Harvard: How the Media Partnered With Hezbollah

Charles Johnsonfollow me on twitter
Wed Apr 25, 2007 at 9:53 am PDT • Views: 1,401

During Israel’s war against Hizballah, at LGF we were continually outraged by the media’s uncritical promulgation of terrorist propaganda, and their overwhelming bias against Israel. The barrage of staged and manipulated disinformation culminated in the infamous Adnan Hajj fauxtography incident; and it can be argued that the culture of tacit cooperation with terrorists was at least partly responsible for that stunning case of phony news.

How could Reuters’ experienced editors miss a fake picture that was so bleeding obvious, at every step of the way toward publication? Answer: because they just didn’t care.

It’s interesting that in an age of obsessive media focus on scandals, no wire service or newspaper has ever followed up on that story in any real way. Adnan Hajj seemed to simply vanish off the face of the earth; no interviews, no photos of him, no investigations, just one statement—reported by Reuters—in which he claimed his fakery was to “remove dust,” then poof! Adnan who?

For blowing the whistle on Hizballah’s manipulation of Reuters, LGF was smeared by numerous leftists; the diversionary tactics ranged from personal attacks to attempts to minimize the importance of the faked photos.

Now the Harvard Shorenstein Center on the Press, Politics and Public Policy, hardly a bastion of neocon wingnut thinking, has issued a paper that absolutely skewers the media for their outrageously biased and terrorist-enabling behavior. Maybe this will be a little harder for them to ignore: How the Media Partnered With Hezbollah: Harvard’s Cautionary Report.

While the war between Israel and Hezbollah raged in Lebanon and Israel last summer, it became clear that media coverage had itself started to play an important role in determining the ultimate outcome of that war. It seemed clear that news coverage would affect the course of the conflict. And it quickly transpired that Hezbollah would become the beneficiary of the media’s manipulation.

A close examination of the media’s role during the 2006 Israel-Hezbollah war in Lebanon comes now from Harvard University’s Kennedy School of Government, in an analysis of the war published in a paper whose subtitle should give pause to journalists covering international conflict: “The Israeli-Hezbollah War of 2006: The Media as a Weapon in Asymmetrical Conflict.” Bernard Kalb [note: actually, it’s Marvin Kalb. —ed.], of Harvard’s Shorenstein Center on the Press, Politics and Public Policy, methodically traces the transformation of the media “from objective observer to fiery advocate.” Kalb painstakingly details how Hezbollah exercised absolute control over how journalists portrayed its side of the conflict, while Israel became “victimized by its own openness.”

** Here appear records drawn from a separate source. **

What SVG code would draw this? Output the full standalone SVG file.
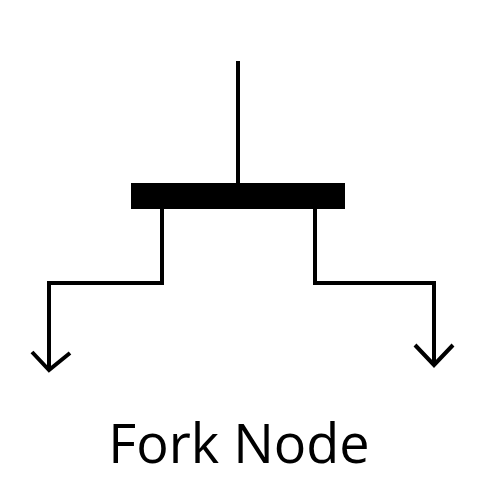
<svg xmlns="http://www.w3.org/2000/svg" width="500" height="500" viewBox="0 0 500 500">
<style>
.ln{fill:none;stroke:#000;stroke-width:4;stroke-linejoin:miter;stroke-linecap:butt}
.lbl{font-family:"Open Sans","Liberation Sans",sans-serif;font-size:54px;fill:#000}
</style>
<rect width="500" height="500" fill="#fff"/>
<g id="fork">
<rect x="131" y="183" width="214" height="26" fill="#000"/>
</g>
<g id="connectors">
<path class="ln" d="M238 61 V183"/>
<path class="ln" d="M162 209 V283 H49 V370"/>
<path class="ln" d="M32 352 L49 370 L70 353"/>
<path class="ln" d="M315 209 V283 H434 V365"/>
<path class="ln" d="M415 345 L434 365 L453 345"/>
</g>
<g id="label">
<text class="lbl" x="239" y="463" text-anchor="middle">Fork Node</text>
</g>
</svg>
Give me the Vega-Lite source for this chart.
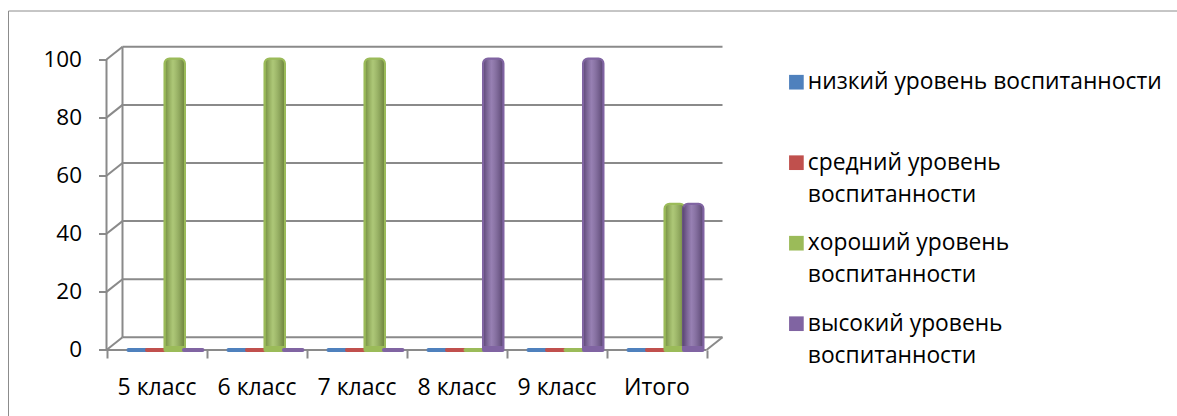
{
  "$schema": "https://vega.github.io/schema/vega-lite/v6.json",
  "usermeta": {"embedOptions": {"actions": false}},
  "autosize": "none",
  "padding": {"left": 8, "top": 10.5, "right": 0, "bottom": 0},
  "width": 1169,
  "height": 405.5,
  "background": "white",
  "config": {
    "view": {"stroke": "#8c8c8c", "strokeWidth": 1},
    "font": "Open Sans",
    "axis": {"labelFont": "Open Sans", "labelColor": "#000000", "domain": false, "grid": false, "tickColor": "#8a8a8a", "tickWidth": 2, "tickSize": 8, "title": null},
    "legend": {"labelFont": "Open Sans", "labelColor": "#000000"}
  },
  "data": {
    "values": [
      {"class": "5 класс", "level": "низкий уровень воспитанности", "value": 0},
      {"class": "5 класс", "level": "средний уровень воспитанности", "value": 0},
      {"class": "5 класс", "level": "хороший уровень воспитанности", "value": 100},
      {"class": "5 класс", "level": "высокий уровень воспитанности", "value": 0},
      {"class": "6 класс", "level": "низкий уровень воспитанности", "value": 0},
      {"class": "6 класс", "level": "средний уровень воспитанности", "value": 0},
      {"class": "6 класс", "level": "хороший уровень воспитанности", "value": 100},
      {"class": "6 класс", "level": "высокий уровень воспитанности", "value": 0},
      {"class": "7 класс", "level": "низкий уровень воспитанности", "value": 0},
      {"class": "7 класс", "level": "средний уровень воспитанности", "value": 0},
      {"class": "7 класс", "level": "хороший уровень воспитанности", "value": 100},
      {"class": "7 класс", "level": "высокий уровень воспитанности", "value": 0},
      {"class": "8 класс", "level": "низкий уровень воспитанности", "value": 0},
      {"class": "8 класс", "level": "средний уровень воспитанности", "value": 0},
      {"class": "8 класс", "level": "хороший уровень воспитанности", "value": 0},
      {"class": "8 класс", "level": "высокий уровень воспитанности", "value": 100},
      {"class": "9 класс", "level": "низкий уровень воспитанности", "value": 0},
      {"class": "9 класс", "level": "средний уровень воспитанности", "value": 0},
      {"class": "9 класс", "level": "хороший уровень воспитанности", "value": 0},
      {"class": "9 класс", "level": "высокий уровень воспитанности", "value": 100},
      {"class": "Итого", "level": "низкий уровень воспитанности", "value": 0},
      {"class": "Итого", "level": "средний уровень воспитанности", "value": 0},
      {"class": "Итого", "level": "хороший уровень воспитанности", "value": 50},
      {"class": "Итого", "level": "высокий уровень воспитанности", "value": 50}
    ]
  },
  "encoding": {
    "x": {
      "field": "class", "type": "nominal",
      "sort": ["5 класс", "6 класс", "7 класс", "8 класс", "9 класс", "Итого"],
      "scale": {"domain": ["5 класс", "6 класс", "7 класс", "8 класс", "9 класс", "Итого"], "paddingInner": 0, "paddingOuter": 0, "range": [98.5, 698.5]},
      "axis": {"orient": "bottom", "offset": -66, "labelAngle": 0, "labelFontSize": 23, "labelPadding": 18, "tickBand": "extent"}
    },
    "y": {
      "field": "value", "type": "quantitative",
      "scale": {"domain": [-22.72, 116.87], "nice": false, "zero": false},
      "axis": {"orient": "left", "offset": -98.5, "values": [0, 20, 40, 60, 80, 100], "labelFontSize": 22.5, "labelPadding": 17}
    }
  },
  "layer": [
    {
      "data": {"values": [{"v": 0}, {"v": 20}, {"v": 40}, {"v": 60}, {"v": 80}, {"v": 100}]},
      "mark": {"type": "rule", "color": "#8a8a8a", "strokeWidth": 2, "xOffset": 16, "x2Offset": 16, "yOffset": -12.7, "y2Offset": -12.7},
      "encoding": {
        "x": {"datum": "5 класс", "bandPosition": 0},
        "x2": {"datum": "Итого", "bandPosition": 1},
        "y": {"field": "v", "type": "quantitative"}
      }
    },
    {
      "data": {"values": [{"v": 0}, {"v": 20}, {"v": 40}, {"v": 60}, {"v": 80}, {"v": 100}]},
      "mark": {"type": "rule", "color": "#8a8a8a", "strokeWidth": 2, "x2Offset": 16, "y2Offset": -12.7},
      "encoding": {
        "x": {"datum": "5 класс", "bandPosition": 0},
        "x2": {"datum": "5 класс", "bandPosition": 0},
        "y": {"field": "v", "type": "quantitative"},
        "y2": {"field": "v"}
      }
    },
    {
      "data": {"values": [{"a": 0, "b": 100}]},
      "mark": {"type": "rule", "color": "#8a8a8a", "strokeWidth": 2, "xOffset": 16, "yOffset": -12.7, "y2Offset": -12.7},
      "encoding": {
        "x": {"datum": "5 класс", "bandPosition": 0},
        "y": {"field": "a", "type": "quantitative"},
        "y2": {"field": "b"}
      }
    },
    {
      "data": {"values": [{"a": 0, "b": 100}]},
      "mark": {"type": "rule", "color": "#8a8a8a", "strokeWidth": 2},
      "encoding": {
        "x": {"datum": "5 класс", "bandPosition": 0},
        "y": {"field": "a", "type": "quantitative"},
        "y2": {"field": "b"}
      }
    },
    {
      "data": {"values": [{"a": 0}]},
      "mark": {"type": "rule", "color": "#8a8a8a", "strokeWidth": 2},
      "encoding": {
        "x": {"datum": "5 класс", "bandPosition": 0},
        "x2": {"datum": "Итого", "bandPosition": 1},
        "y": {"field": "a", "type": "quantitative"}
      }
    },
    {
      "data": {"values": [{"a": 0}]},
      "mark": {"type": "rule", "color": "#8a8a8a", "strokeWidth": 2, "x2Offset": 16, "y2Offset": -12.7},
      "encoding": {
        "x": {"datum": "Итого", "bandPosition": 1},
        "x2": {"datum": "Итого", "bandPosition": 1},
        "y": {"field": "a", "type": "quantitative"},
        "y2": {"field": "a"}
      }
    },
    {
      "mark": {"type": "bar", "yOffset": -4, "y2Offset": -4, "strokeWidth": 4, "strokeJoin": "round", "cornerRadiusTopLeft": 4, "cornerRadiusTopRight": 4},
      "encoding": {
        "xOffset": {
          "field": "level", "type": "nominal",
          "sort": ["низкий уровень воспитанности", "средний уровень воспитанности", "хороший уровень воспитанности", "высокий уровень воспитанности"],
          "scale": {"paddingInner": 0, "paddingOuter": 0.7, "align": 0.846}
        },
        "color": {
          "field": "level", "type": "nominal",
          "sort": ["низкий уровень воспитанности", "средний уровень воспитанности", "хороший уровень воспитанности", "высокий уровень воспитанности"],
          "scale": {"domain": ["низкий уровень воспитанности", "средний уровень воспитанности", "хороший уровень воспитанности", "высокий уровень воспитанности"], "range": ["#4F81BD", "#C0504D", "#9BBB59", "#8064A2"]},
          "legend": {
            "title": null, "orient": "none", "legendX": 777, "legendY": 60.3,
            "symbolType": "square", "symbolSize": 215, "symbolStrokeWidth": 0,
            "labelFontSize": 22.8, "labelOffset": 0, "labelLimit": 600,
            "rowPadding": 24.5, "labelBaseline": "middle",
            "labelExpr": "datum.label == 'низкий уровень воспитанности' ? [datum.label, ''] : [slice(datum.label, 0, 15), slice(datum.label, 16)]",
            "encode": {"labels": {"update": {"lineHeight": {"value": 32}}}}
          }
        },
        "stroke": {
          "field": "level", "type": "nominal", "legend": null,
          "scale": {"domain": ["низкий уровень воспитанности", "средний уровень воспитанности", "хороший уровень воспитанности", "высокий уровень воспитанности"], "range": ["#4F81BD", "#C0504D", "#9BBB59", "#8064A2"]}
        }
      }
    },
    {
      "transform": [{"filter": "datum.value > 0"}],
      "mark": {
        "type": "bar", "yOffset": -4, "y2Offset": -4, "cornerRadiusTopLeft": 4, "cornerRadiusTopRight": 4,
        "fill": {"gradient": "linear", "x1": 0, "y1": 0, "x2": 1, "y2": 0, "stops": [
          {"offset": 0, "color": "rgba(0,0,0,0.22)"},
          {"offset": 0.4, "color": "rgba(255,255,255,0.18)"},
          {"offset": 1, "color": "rgba(0,0,0,0.28)"}
        ]}
      },
      "encoding": {
        "xOffset": {
          "field": "level", "type": "nominal",
          "sort": ["низкий уровень воспитанности", "средний уровень воспитанности", "хороший уровень воспитанности", "высокий уровень воспитанности"],
          "scale": {"paddingInner": 0, "paddingOuter": 0.7, "align": 0.846}
        }
      }
    }
  ]
}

The lessons from the Harvard paper go well beyond historic analysis. Kalb’s thoroughly and persuasively documented case points to the challenges to journalists in future “asymmetrical” conflicts in which a radical militia provides access only to journalists agreeing to the strictest of rules.

Journalists did Hezbollah’s work, offering little resistance to the Islamic militia’s effort to portray itself as an idealistic and heroic army of the people, facing an aggressive and ruthless enemy. With Hezbollah’s unchallenged control of journalists’ access within its territory, it managed to almost completely eliminate from the narrative crucial facts, such as the fact that it deliberately fired its weapons from deep within civilian population centers, counting on Israeli forces to have no choice but defend themselves by targeting rocket launchers where they stood. Hezbollah’s strong support from Syria and Iran — including the provision of deadly weapons — faded in the coverage, as the conflict increasingly became portrayed as pitting one powerful army against a band of heroic defenders of a civilian population.

Gradually lost in the coverage was the fact that the war began when Hezbollah infiltrated Israel, kidnapping two of its soldiers (still held to this day) and killing eight Israelis. Despite the undisputed fact that Hezbollah triggered the war, Israel was painted as the aggressor, as images of the war overtook the context.